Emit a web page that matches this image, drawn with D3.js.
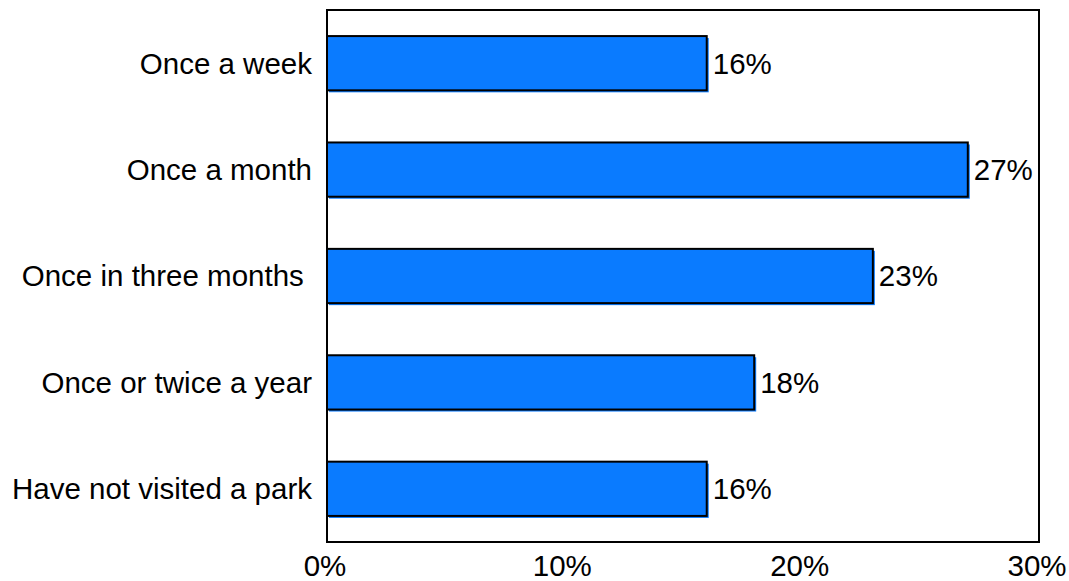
<!DOCTYPE html>
<html>
<head>
<meta charset="utf-8">
<script src="https://cdn.jsdelivr.net/npm/d3@7"></script>
<style>
    body { margin: 0; background: #fff; }
    text { font-family: "Liberation Sans", Arial, sans-serif; fill: #000; }
</style>
</head>
<body>
<div id="chart"></div>
<script>
// data
const categories = ["Once a week", "Once a month", "Once in three months ", "Once or twice a year", "Have not visited a park"];
const values = [16, 27, 23, 18, 16];
const xTicks = [0, 10, 20, 30];

const width = 1069, height = 581;
const margin = {top: 10, right: 30, bottom: 39, left: 327};
const fontSize = "29.5px";

const svg = d3.select("#chart").append("svg")
    .attr("width", width)
    .attr("height", height);

const x = d3.scaleLinear()
    .domain([0, 30])
    .range([margin.left, width - margin.right]);

const y = d3.scaleBand()
    .domain(categories)
    .range([margin.top, height - margin.bottom])
    .paddingInner(0.49)
    .paddingOuter(0.245);

// bars: blue shadow offset then black outline
let bars = svg.selectAll(".bar")
    .data(categories)
    .enter().append("g")
    .attr("class", "bar");

bars.append("rect")
    .attr("x", x(0) + 2)
    .attr("y", d => y(d) + 2)
    .attr("width", (d, i) => x(values[i]) - x(0))
    .attr("height", y.bandwidth())
    .attr("fill", "#0a7bff");

bars.append("rect")
    .attr("x", x(0))
    .attr("y", d => y(d))
    .attr("width", (d, i) => x(values[i]) - x(0))
    .attr("height", y.bandwidth())
    .attr("fill", "#0a7bff")
    .attr("stroke", "#000")
    .attr("stroke-width", 2);

// value labels
svg.selectAll(".val")
    .data(categories)
    .enter().append("text")
    .attr("class", "val")
    .attr("x", (d, i) => x(values[i]) + 6)
    .attr("y", d => y(d) + y.bandwidth() / 2)
    .attr("dy", "0.35em")
    .style("font-size", fontSize)
    .text((d, i) => values[i] + "%");

// category labels
svg.selectAll(".cat")
    .data(categories)
    .enter().append("text")
    .attr("class", "cat")
    .attr("x", margin.left - 15)
    .attr("y", d => y(d) + y.bandwidth() / 2)
    .attr("dy", "0.35em")
    .attr("text-anchor", "end")
    .style("font-size", fontSize)
    .style("white-space", "pre")
    .text(d => d);

// frame
svg.append("rect")
    .attr("x", x(0))
    .attr("y", margin.top)
    .attr("width", x(30) - x(0))
    .attr("height", height - margin.bottom - margin.top)
    .attr("fill", "none")
    .attr("stroke", "#000")
    .attr("stroke-width", 2);

// x tick labels
svg.selectAll(".tick-label")
    .data(xTicks)
    .enter().append("text")
    .attr("class", "tick-label")
    .attr("x", d => x(d) - 2)
    .attr("y", 576)
    .attr("text-anchor", "middle")
    .style("font-size", fontSize)
    .text(d => d + "%");
</script>
</body>
</html>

◇ ◇ ◇

* [WRITTEN EXERCISE]: Restate the whole listing above exactly, except for its images.

* [EXPECTED ANSWER]:
Emit a web page that matches this image, drawn with D3.js.
<!DOCTYPE html>
<html>
<head>
<meta charset="utf-8">
<script src="https://cdn.jsdelivr.net/npm/d3@7"></script>
<style>
    body { margin: 0; background: #fff; }
    text { font-family: "Liberation Sans", Arial, sans-serif; fill: #000; }
</style>
</head>
<body>
<div id="chart"></div>
<script>
// data
const categories = ["Once a week", "Once a month", "Once in three months ", "Once or twice a year", "Have not visited a park"];
const values = [16, 27, 23, 18, 16];
const xTicks = [0, 10, 20, 30];

const width = 1069, height = 581;
const margin = {top: 10, right: 30, bottom: 39, left: 327};
const fontSize = "29.5px";

const svg = d3.select("#chart").append("svg")
    .attr("width", width)
    .attr("height", height);

const x = d3.scaleLinear()
    .domain([0, 30])
    .range([margin.left, width - margin.right]);

const y = d3.scaleBand()
    .domain(categories)
    .range([margin.top, height - margin.bottom])
    .paddingInner(0.49)
    .paddingOuter(0.245);

// bars: blue shadow offset then black outline
let bars = svg.selectAll(".bar")
    .data(categories)
    .enter().append("g")
    .attr("class", "bar");

bars.append("rect")
    .attr("x", x(0) + 2)
    .attr("y", d => y(d) + 2)
    .attr("width", (d, i) => x(values[i]) - x(0))
    .attr("height", y.bandwidth())
    .attr("fill", "#0a7bff");

bars.append("rect")
    .attr("x", x(0))
    .attr("y", d => y(d))
    .attr("width", (d, i) => x(values[i]) - x(0))
    .attr("height", y.bandwidth())
    .attr("fill", "#0a7bff")
    .attr("stroke", "#000")
    .attr("stroke-width", 2);

// value labels
svg.selectAll(".val")
    .data(categories)
    .enter().append("text")
    .attr("class", "val")
    .attr("x", (d, i) => x(values[i]) + 6)
    .attr("y", d => y(d) + y.bandwidth() / 2)
    .attr("dy", "0.35em")
    .style("font-size", fontSize)
    .text((d, i) => values[i] + "%");

// category labels
svg.selectAll(".cat")
    .data(categories)
    .enter().append("text")
    .attr("class", "cat")
    .attr("x", margin.left - 15)
    .attr("y", d => y(d) + y.bandwidth() / 2)
    .attr("dy", "0.35em")
    .attr("text-anchor", "end")
    .style("font-size", fontSize)
    .style("white-space", "pre")
    .text(d => d);

// frame
svg.append("rect")
    .attr("x", x(0))
    .attr("y", margin.top)
    .attr("width", x(30) - x(0))
    .attr("height", height - margin.bottom - margin.top)
    .attr("fill", "none")
    .attr("stroke", "#000")
    .attr("stroke-width", 2);

// x tick labels
svg.selectAll(".tick-label")
    .data(xTicks)
    .enter().append("text")
    .attr("class", "tick-label")
    .attr("x", d => x(d) - 2)
    .attr("y", 576)
    .attr("text-anchor", "middle")
    .style("font-size", fontSize)
    .text(d => d + "%");
</script>
</body>
</html>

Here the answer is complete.